Available Strategies:
- "auto": Automatically choose strategy based on data type (numerical: uses int_fill, categorical: uses str_fill)
- "mean": Fill numerical columns with column mean (categorical columns unchanged)
- "median": Fill numerical columns with column median (categorical columns unchanged)
- "mode": Fill all columns with most frequent value
- "drop": Drop rows containing any missing values
- "constant": Fill with constant values (str_fill for strings, int_fill for numbers)
str_fill (str)¶
Default: "missing"
Fill value for categorical/string columns.
int_fill (float)¶
Default: 0.0
Fill value for numerical columns.
Context Input¶
data: Dataset to clean (required)
Context Output¶
data: Cleaned datasetcleaned_shape: Shape after cleaningmissing_values_handled: Flag indicating cleaning was performed
Example Usage¶
from mlfcrafter import MLFChain
from mlfcrafter.crafters import *
# Automatic cleaning
pipeline = MLFChain()
pipeline.add_crafter(DataIngestCrafter("data.csv"))
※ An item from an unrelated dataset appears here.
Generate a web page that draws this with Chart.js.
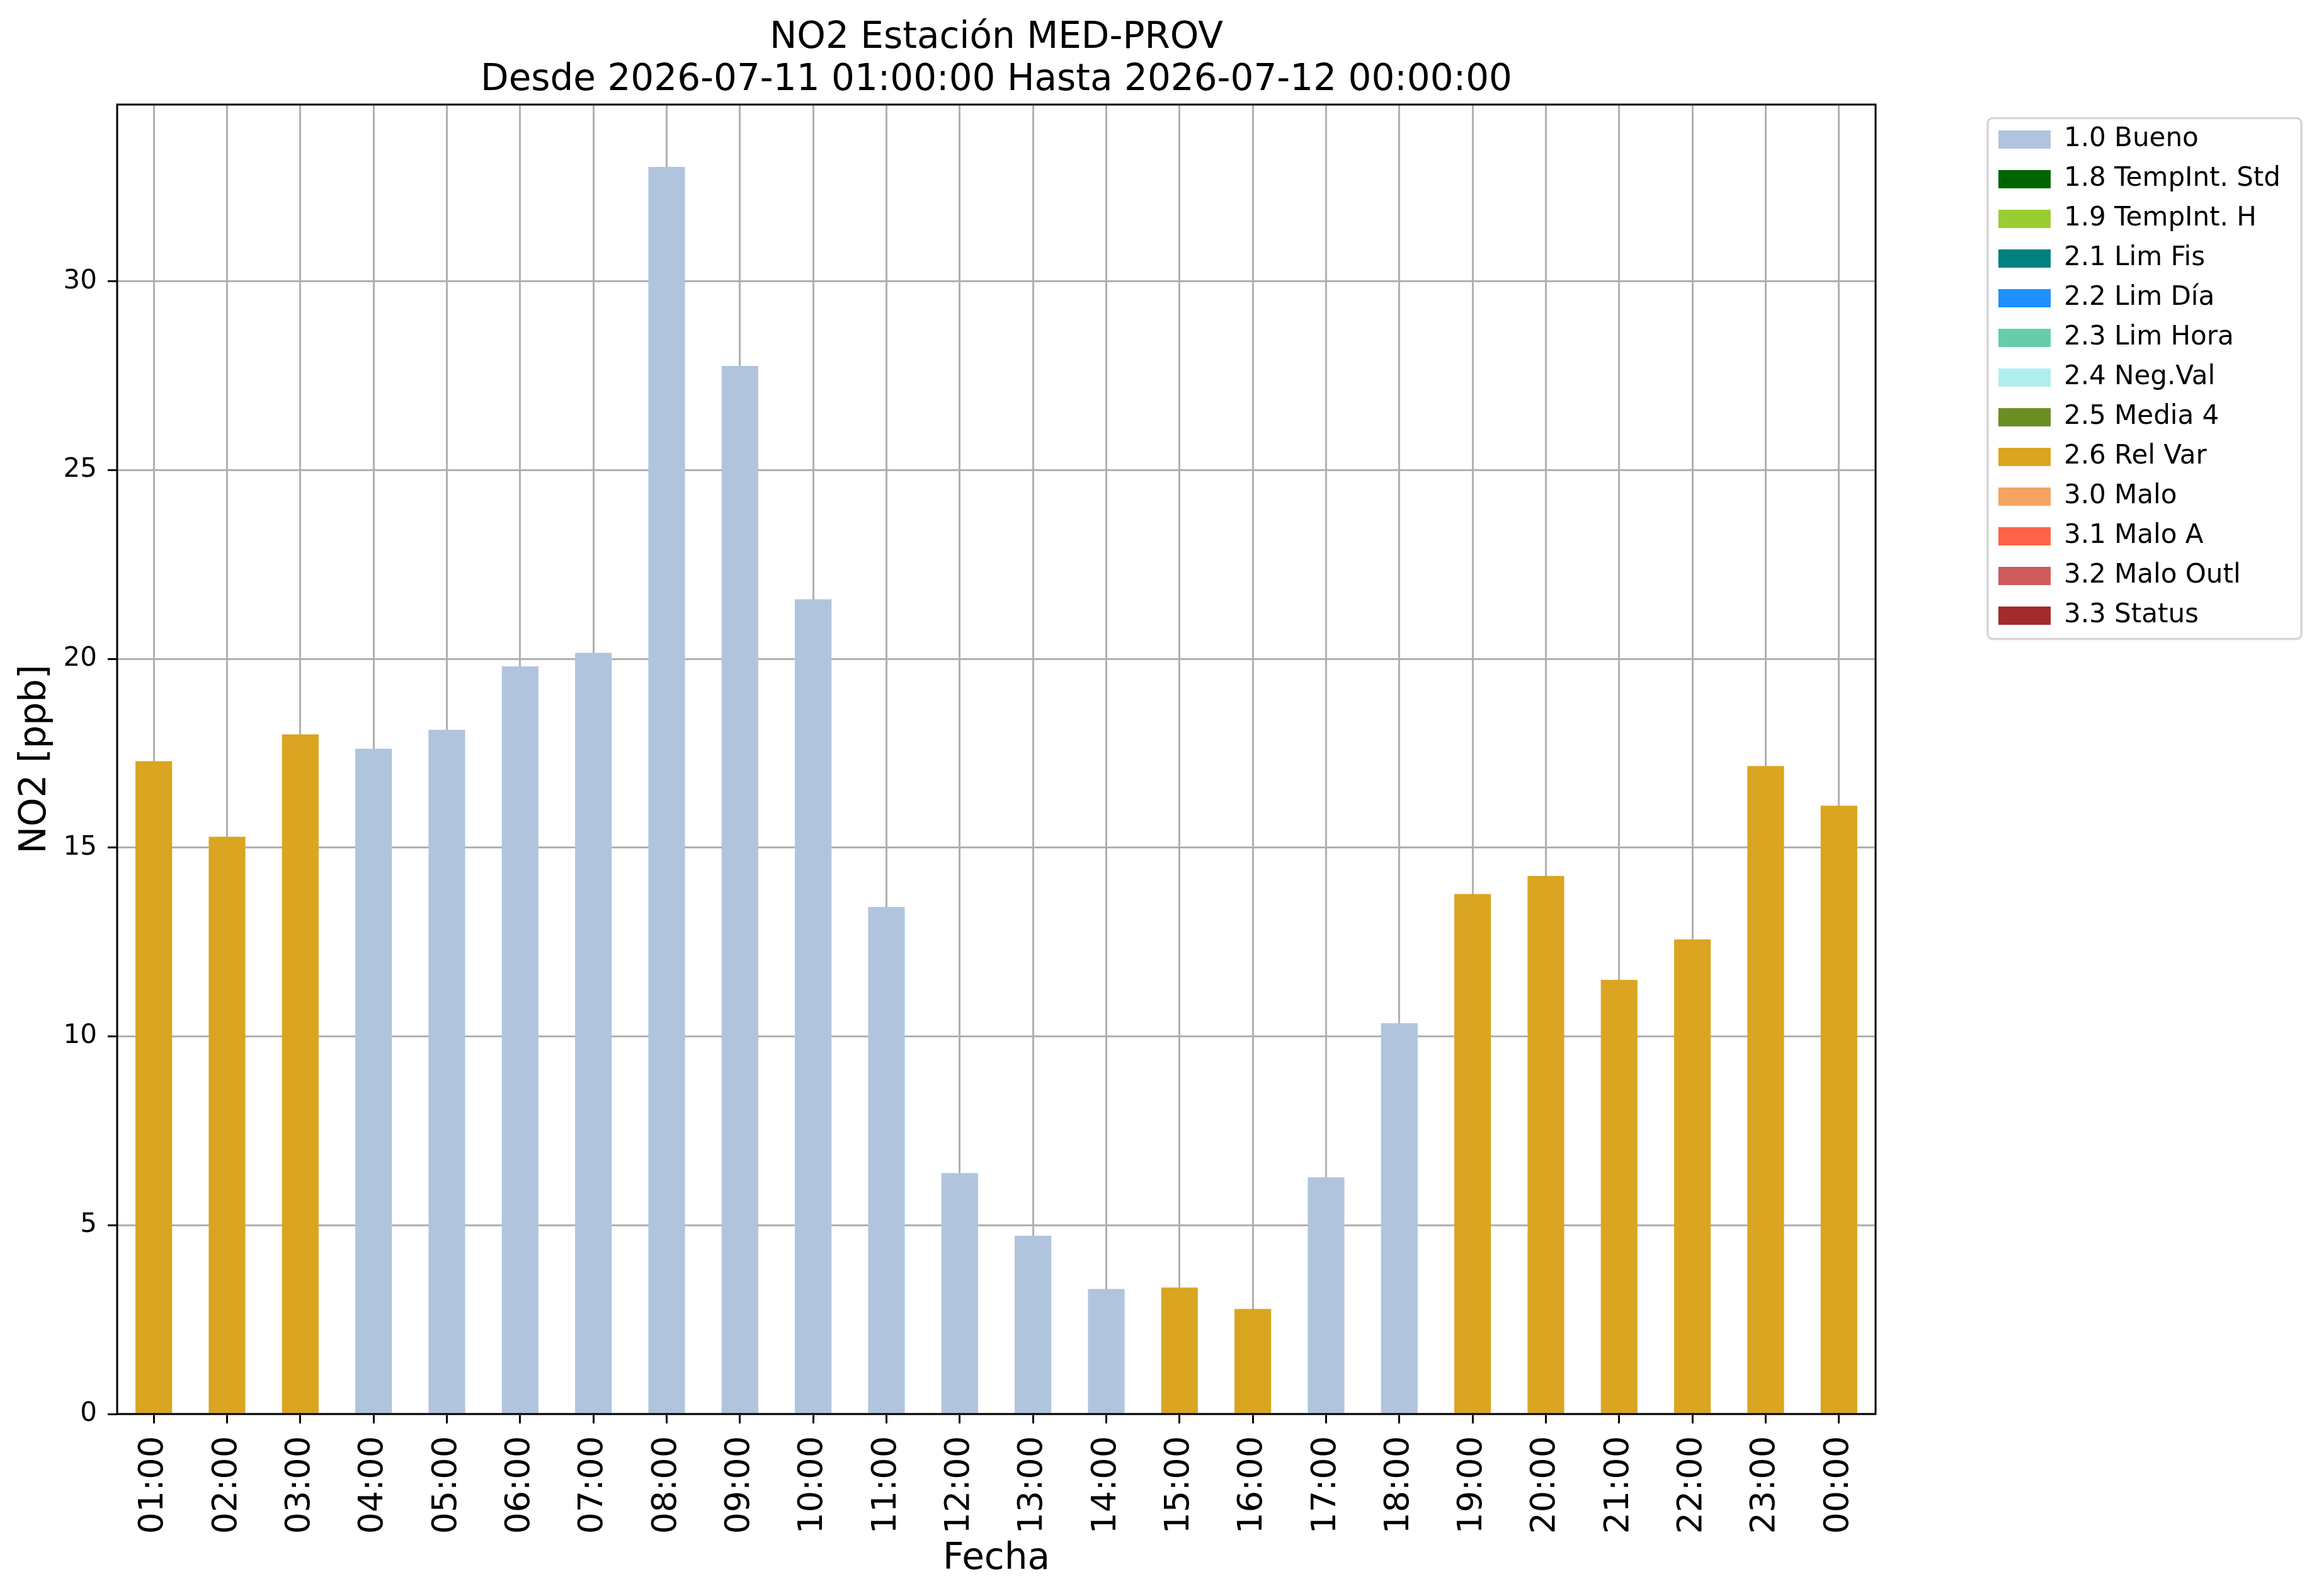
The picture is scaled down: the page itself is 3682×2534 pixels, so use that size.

pipeline.add_crafter(CleanerCrafter(strategy="auto"))
result = pipeline.run()
# Mean imputation for numerical columns
pipeline = MLFChain()
pipeline.add_crafter(DataIngestCrafter("data.csv"))
pipeline.add_crafter(CleanerCrafter(strategy="mean"))
result = pipeline.run()
# Custom fill values
pipeline = MLFChain()
pipeline.add_crafter(DataIngestCrafter("data.csv"))
pipeline.add_crafter(CleanerCrafter(
strategy="constant",
str_fill="Unknown",
int_fill=-1
))
result = pipeline.run()